*Information provided:*
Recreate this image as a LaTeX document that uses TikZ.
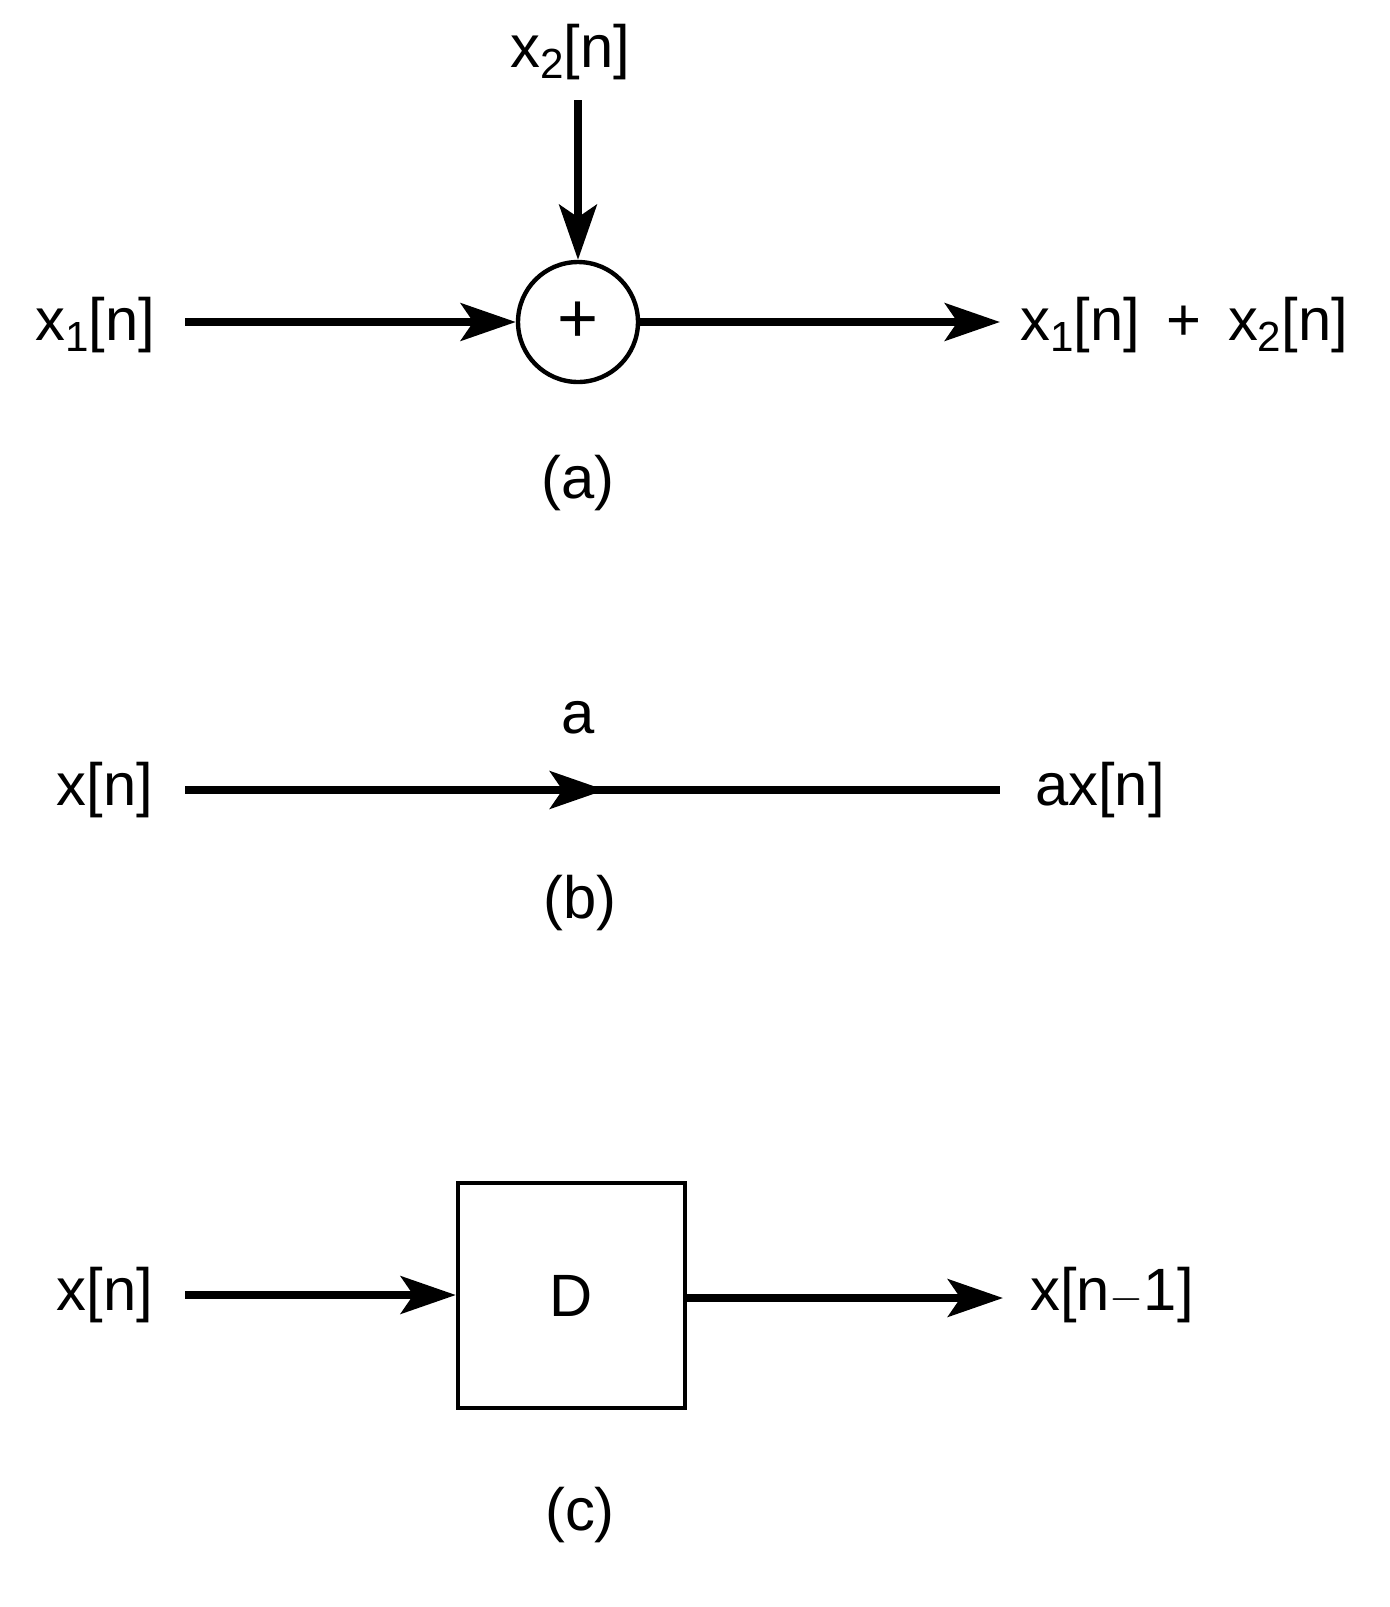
\documentclass[tikz,border=0pt]{standalone}
\usepackage{fontspec}
\setmainfont{Liberation Sans}
\usetikzlibrary{arrows.meta}
\newcommand{\sbs}[1]{\raisebox{-0.35ex}{\fontsize{24}{28}\selectfont #1}}
\begin{document}
\begin{tikzpicture}[x=0.02cm,y=-0.02cm,
  lbl/.style={font=\fontsize{34}{40}\selectfont,inner sep=0pt},
  sig/.style={line width=4.5pt,-{Stealth[length=1.1cm,width=0.75cm,inset=0.25cm]}},
  bar/.style={line width=4.5pt}]
\useasboundingbox (0,0) rectangle (1390,1607);
% (a)
\node[lbl] (x1) at (95,325) {x\sbs{1}[n]};
\node[draw,circle,line width=2.5pt,minimum size=2.4cm,inner sep=0pt,font=\fontsize{40}{44}\selectfont] (add) at (578,322) {+};
\node[lbl] (x2) at (570,52) {x\sbs{2}[n]};
\node[lbl,anchor=west] (sum) at (1020,325) {x\sbs{1}[n] \,+\, x\sbs{2}[n]};
\coordinate (x1s) at (185,322);
\coordinate (x2s) at (578,100);
\coordinate (sume) at (1000,322);
\draw[sig] (x1s) -- (add.west);
\draw[sig] (x2s) -- (add.north);
\draw[sig] (add.east) -- (sume);
\node[lbl] (capa) at (578,483) {(a)};
% (b)
\node[lbl] (ga) at (578,718) {a};
\node[lbl] (xb) at (105,790) {x[n]};
\node[lbl] (axb) at (1100,790) {ax[n]};
\coordinate (bs) at (185,790);
\coordinate (bm) at (605,790);
\coordinate (be) at (1000,790);
\draw[bar] (bs) -- (be);
\draw[sig] (bs) -- (bm);
\node[lbl] (capb) at (580,903) {(b)};
% (c)
\node[draw,line width=2.5pt,minimum width=4.54cm,minimum height=4.5cm,font=\fontsize{34}{40}\selectfont] (D) at (571.5,1295.5) {D};
\node[lbl] (xc) at (105,1295) {x[n]};
\node[lbl] (xo) at (1112,1295) {x[n$-$1]};
\coordinate (cs) at (185,1295);
\coordinate (ce) at (1003,1298);
\draw[sig] (cs) -- (D.west |- cs);
\draw[sig] (D.east |- ce) -- (ce);
\node[lbl] (capc) at (580,1515) {(c)};
\end{tikzpicture}
\end{document}
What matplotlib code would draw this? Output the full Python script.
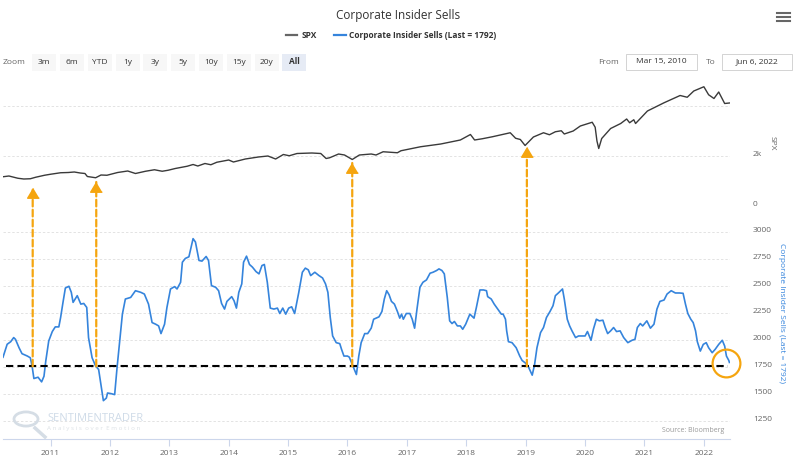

*Task goal:* Omit each picture, then return all of the listing exactly as it stands.

*Written answer:*
Recreate this image as a LaTeX document that uses TikZ.
\documentclass[tikz,border=0pt]{standalone}
\usepackage{fontspec}
\setmainfont{Liberation Sans}
\usetikzlibrary{arrows.meta}
\newcommand{\sbs}[1]{\raisebox{-0.35ex}{\fontsize{24}{28}\selectfont #1}}
\begin{document}
\begin{tikzpicture}[x=0.02cm,y=-0.02cm,
  lbl/.style={font=\fontsize{34}{40}\selectfont,inner sep=0pt},
  sig/.style={line width=4.5pt,-{Stealth[length=1.1cm,width=0.75cm,inset=0.25cm]}},
  bar/.style={line width=4.5pt}]
\useasboundingbox (0,0) rectangle (1390,1607);
% (a)
\node[lbl] (x1) at (95,325) {x\sbs{1}[n]};
\node[draw,circle,line width=2.5pt,minimum size=2.4cm,inner sep=0pt,font=\fontsize{40}{44}\selectfont] (add) at (578,322) {+};
\node[lbl] (x2) at (570,52) {x\sbs{2}[n]};
\node[lbl,anchor=west] (sum) at (1020,325) {x\sbs{1}[n] \,+\, x\sbs{2}[n]};
\coordinate (x1s) at (185,322);
\coordinate (x2s) at (578,100);
\coordinate (sume) at (1000,322);
\draw[sig] (x1s) -- (add.west);
\draw[sig] (x2s) -- (add.north);
\draw[sig] (add.east) -- (sume);
\node[lbl] (capa) at (578,483) {(a)};
% (b)
\node[lbl] (ga) at (578,718) {a};
\node[lbl] (xb) at (105,790) {x[n]};
\node[lbl] (axb) at (1100,790) {ax[n]};
\coordinate (bs) at (185,790);
\coordinate (bm) at (605,790);
\coordinate (be) at (1000,790);
\draw[bar] (bs) -- (be);
\draw[sig] (bs) -- (bm);
\node[lbl] (capb) at (580,903) {(b)};
% (c)
\node[draw,line width=2.5pt,minimum width=4.54cm,minimum height=4.5cm,font=\fontsize{34}{40}\selectfont] (D) at (571.5,1295.5) {D};
\node[lbl] (xc) at (105,1295) {x[n]};
\node[lbl] (xo) at (1112,1295) {x[n$-$1]};
\coordinate (cs) at (185,1295);
\coordinate (ce) at (1003,1298);
\draw[sig] (cs) -- (D.west |- cs);
\draw[sig] (D.east |- ce) -- (ce);
\node[lbl] (capc) at (580,1515) {(c)};
\end{tikzpicture}
\end{document}
What matplotlib code would draw this? Output the full Python script.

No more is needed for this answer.